Il y a toujours eu une certaine insatisfaction par rapport à la formation offerte aux candidats à la mission dans la SMA, par rapport à l’équilibre à trouver entre les aspects intellectuels de la formation et l’initiation pastorale pratique. Mais on n’a jamais pu y remédier totalement. Il y a d’un côté les exigences demandées par l’Eglise et les programmes à exécuter, et de l’autre la formation adéquate en vue de la mission proprement dite. De toute façon, la formation est un processus qui dure toute la vie.
Qu’est-ce qui vous aidé à avancer malgré les défis que vous avez affrontés au fil des ans ?
– la certitude que dans toute situation où je me suis trouvé, je répondais à ma vocation missionnaire dans la SMA et que Jésus, le vivant, le Ressuscité nous conduit
– ma capacité à accepter en toute humilité ce qui m’était proposer
– des confrères, même en dehors de la sma, et des personnes qui ont été à mes côtés et qui souvent, sans le savoir, m’ont aidé dans mon cheminement.
Quels conseils donneriez-vous aux étudiants dans les maisons de formation et aux jeunes prêtres qui viennent de commencer leur mission ?
– être ouvert à tout ce qui vient et faire le tri de ce qui est utile et épanouissant pour son engagement.
– se convaincre que nous participons à une mission commune qui appartient à toute la SMA, qui nous dépasse et qui est celle de Dieu lui-même.
– considérer toute personne que nous rencontrons, chrétiens ou non, pauvres ou riches comme des envoyés de Dieu sur notre chemin
Êtes-vous heureux en tant que prêtre SMA ?

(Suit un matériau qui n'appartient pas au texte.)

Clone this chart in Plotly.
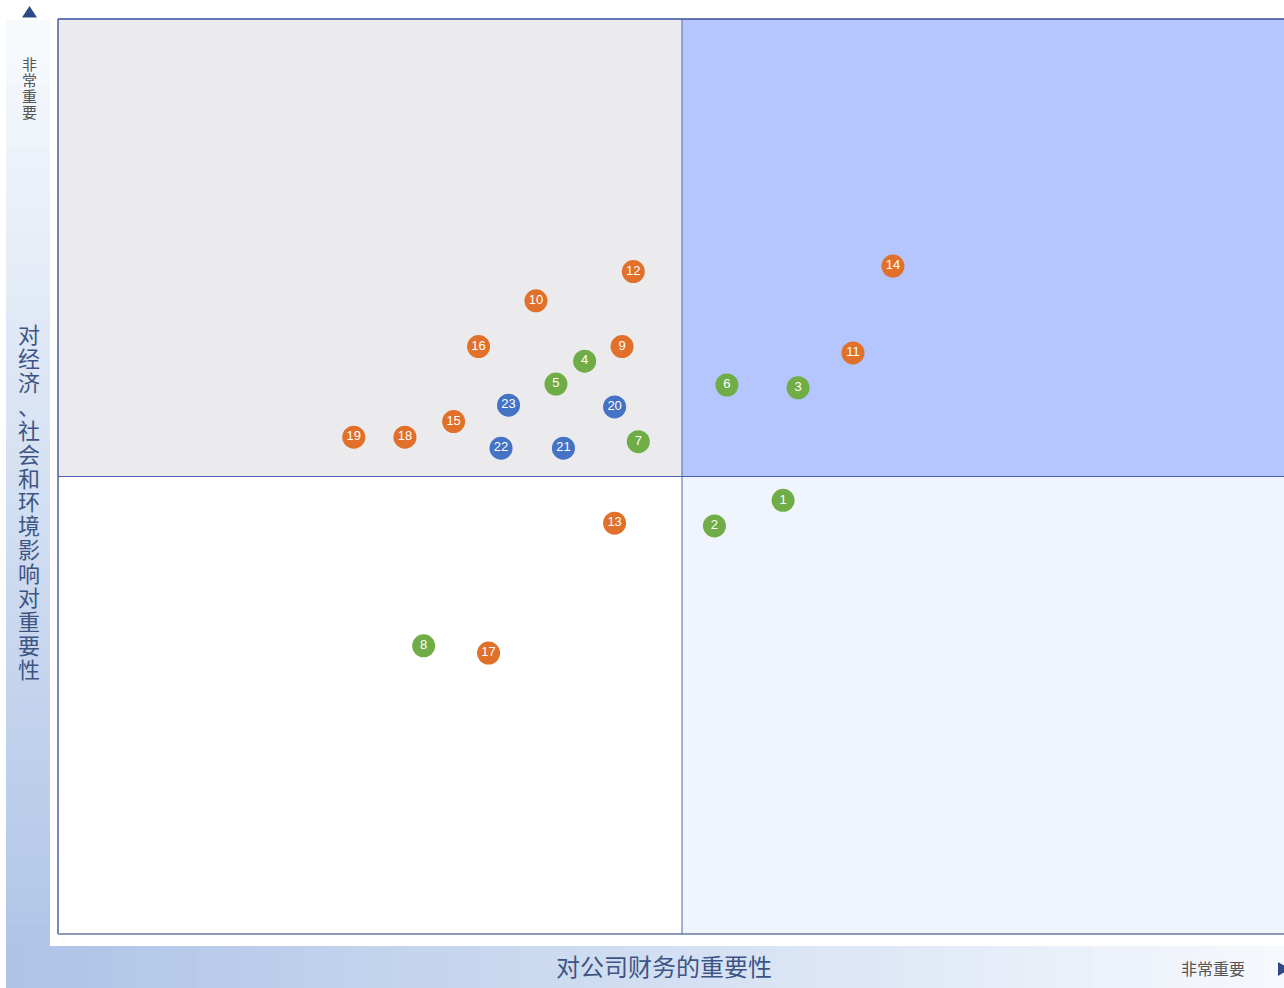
import plotly.graph_objects as go

# ---- data (scores 0-10 on both axes, threshold at 5) ----
ids = [str(i) for i in range(1, 24)]
fin_importance = [5.81, 5.26, 5.93, 4.22, 3.99, 5.36, 4.65, 2.93, 4.52, 3.83, 6.37, 4.61,
                  4.46, 6.69, 3.17, 3.37, 3.45, 2.78, 2.37, 4.46, 4.05, 3.55, 3.61]
impact_importance = [4.74, 4.46, 5.97, 6.26, 6.01, 6.00, 5.38, 3.15, 6.42, 6.92, 6.35, 7.24,
                     4.49, 7.30, 5.60, 6.42, 3.07, 5.43, 5.43, 5.76, 5.31, 5.31, 5.78]
groups = ["env", "env", "env", "env", "env", "env", "env", "env",
          "soc", "soc", "soc", "soc", "soc", "soc", "soc", "soc", "soc", "soc", "soc",
          "gov", "gov", "gov", "gov"]
group_colors = {"env": "#70AD47", "soc": "#E0702A", "gov": "#4472C4"}

x_label = "对公司财务的重要性"
y_label = "对经济、社会和环境影响对重要性"
end_label = "非常重要"

W, H = 1284, 988
L, R, T, B = 58, 1284, 19, 934
X_MAX = 10 * (R - L) / (2 * (682 - L))  # threshold 5 sits at x=682 px


def px(x):
    return (x - L) / (R - L)


def py(y):
    return (B - y) / (B - T)


def hexmix(c1, c2, t):
    a = [int(c1[i:i + 2], 16) for i in (1, 3, 5)]
    b = [int(c2[i:i + 2], 16) for i in (1, 3, 5)]
    return "#%02x%02x%02x" % tuple(round(a[k] + (b[k] - a[k]) * t) for k in range(3))


shapes = []
# gradient strips (decorative frame)
N = 60
top_px, bot_px = 20, 988
for i in range(N):
    y0 = top_px + (bot_px - top_px) * i / N
    y1 = top_px + (bot_px - top_px) * (i + 1) / N
    c = hexmix("#F8FAFD", "#ADC3E6", (i + 0.5) / N)
    shapes.append(dict(type="rect", xref="paper", yref="paper", x0=px(6), x1=px(50),
                       y0=py(min(y1 + 1.5, bot_px)), y1=py(y0), fillcolor=c,
                       line=dict(width=0), layer="below"))
for i in range(N):
    x0 = 6 + (1284 - 6) * i / N
    x1 = 6 + (1284 - 6) * (i + 1) / N
    c = hexmix("#ADC3E6", "#F6F9FD", (i + 0.5) / N)
    shapes.append(dict(type="rect", xref="paper", yref="paper", x0=px(x0), x1=px(x1 + 1.5),
                       y0=py(988), y1=py(946), fillcolor=c, line=dict(width=0), layer="below"))

# quadrant backgrounds (data coords)
quads = [
    (0, 5, 5, 10, "#EBEBEE"),
    (5, X_MAX, 5, 10, "#B4C6FD"),
    (0, 5, 0, 5, "#FFFFFF"),
    (5, X_MAX, 0, 5, "#F0F5FD"),
]
for x0, x1, y0, y1, c in quads:
    shapes.append(dict(type="rect", xref="x", yref="y", x0=x0, x1=x1, y0=y0, y1=y1,
                       fillcolor=c, line=dict(width=0), layer="below"))

# frame lines
shapes += [
    dict(type="line", xref="paper", yref="paper", x0=px(58), x1=px(1284), y0=py(19), y1=py(19),
         line=dict(color="#3A4E9C", width=1.5)),
    dict(type="line", xref="paper", yref="paper", x0=px(58), x1=px(58), y0=py(19), y1=py(934),
         line=dict(color="#4E5E9E", width=1.5)),
    dict(type="line", xref="paper", yref="paper", x0=px(58), x1=px(1284), y0=py(934), y1=py(934),
         line=dict(color="#8E9BB6", width=2)),
    dict(type="line", xref="x", yref="y", x0=5, x1=5, y0=0, y1=10,
         line=dict(color="#5366A8", width=1)),
    dict(type="line", xref="x", yref="y", x0=0, x1=X_MAX, y0=5, y1=5,
         line=dict(color="#4A5EB0", width=1)),
]


def path(pts):
    return "M " + " L ".join(f"{px(a)},{py(b)}" for a, b in pts) + " Z"


shapes.append(dict(type="path", xref="paper", yref="paper",
                   path=path([(22, 17.5), (37, 17.5), (29.5, 6)]),
                   fillcolor="#2E4A86", line=dict(width=0)))
shapes.append(dict(type="path", xref="paper", yref="paper",
                   path=path([(1278, 962), (1278, 976), (1290, 969)]),
                   fillcolor="#2E4A86", line=dict(width=0)))

cjk = "Noto Sans CJK SC"


def stacked(text, glyph_px):
    return "<br>".join(f'<span style="font-size:{glyph_px}px">{ch}</span>' for ch in text)


annotations = [
    # vertical y label: line pitch 1.3*18.4 ~ 24px, glyphs at 22px
    dict(xref="paper", yref="paper", x=px(29), y=py(500), text=stacked(y_label, 22),
         showarrow=False, xanchor="center", yanchor="middle", align="center",
         font=dict(family=cjk, size=18.4, color="#3E5584")),
    dict(xref="paper", yref="paper", x=px(29.5), y=py(87), text=stacked(end_label, 15),
         showarrow=False, xanchor="center", yanchor="middle", align="center",
         font=dict(family=cjk, size=12.3, color="#555555")),
    dict(xref="paper", yref="paper", x=px(664), y=py(965), text=x_label,
         showarrow=False, xanchor="center", yanchor="middle",
         font=dict(family=cjk, size=24, color="#3E5584")),
    dict(xref="paper", yref="paper", x=px(1213), y=py(968), text=end_label,
         showarrow=False, xanchor="center", yanchor="middle",
         font=dict(family=cjk, size=16, color="#555555")),
]

fig = go.Figure()
fig.add_trace(go.Scatter(
    x=fin_importance, y=impact_importance, text=ids, mode="markers+text",
    textposition="middle center",
    marker=dict(size=23, color=[group_colors[g] for g in groups], line=dict(width=0)),
    textfont=dict(family="Liberation Sans", size=13, color="white"),
    hoverinfo="skip", cliponaxis=False,
))

fig.update_layout(
    width=W, height=H,
    margin=dict(l=L, r=W - R, t=T, b=H - B),
    paper_bgcolor="white", plot_bgcolor="rgba(0,0,0,0)",
    showlegend=False,
    xaxis=dict(range=[0, X_MAX], visible=False, fixedrange=True),
    yaxis=dict(range=[0, 10], visible=False, fixedrange=True),
    shapes=shapes, annotations=annotations,
)

fig.write_html("out.html", config={"displayModeBar": False},
               post_script="document.body.style.margin='0';document.body.style.overflow='hidden';")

Globalement oui ! Cette question posée à une personne qui a passé toute sa vie dans la SMA me parait naïve. Autant me demander si je suis heureux de vivre. Elle fait référence à l’époque de l’engagement premier, pourquoi avoir choisi la SMA ? Je suis entré dans la SMA pour être missionnaire en milieu rural et vivre au milieu des gens comme témoin porteur de l’évangile, mais ma vie a été complètement différente de ce que j’avais imaginé. J’ai esayé d’accepter tout ce qui m’a été proposé comme des défis, des propositions propres à m’aider à développer les talents dont je pouvais disposer à mon insu.
Notre maître des novices, tout au début de notre noviciat, nous disait que le premier but de notre entrée dans la SMA est notre bonheur personnel. Dans ma vie il y a eu des hauts et des bas, des moments difficiles, de solitude, d’incompréhension, et des moments d’euphorie et de grand bonheur. J’ai appris très vite que c’est à soi-même de travailler à son propre bonheur. Il ne faut pas attendre que le bonheur nous vienne des autres. La vie est toujours un cadeau à apprécier, à utiliser avec délicatesse.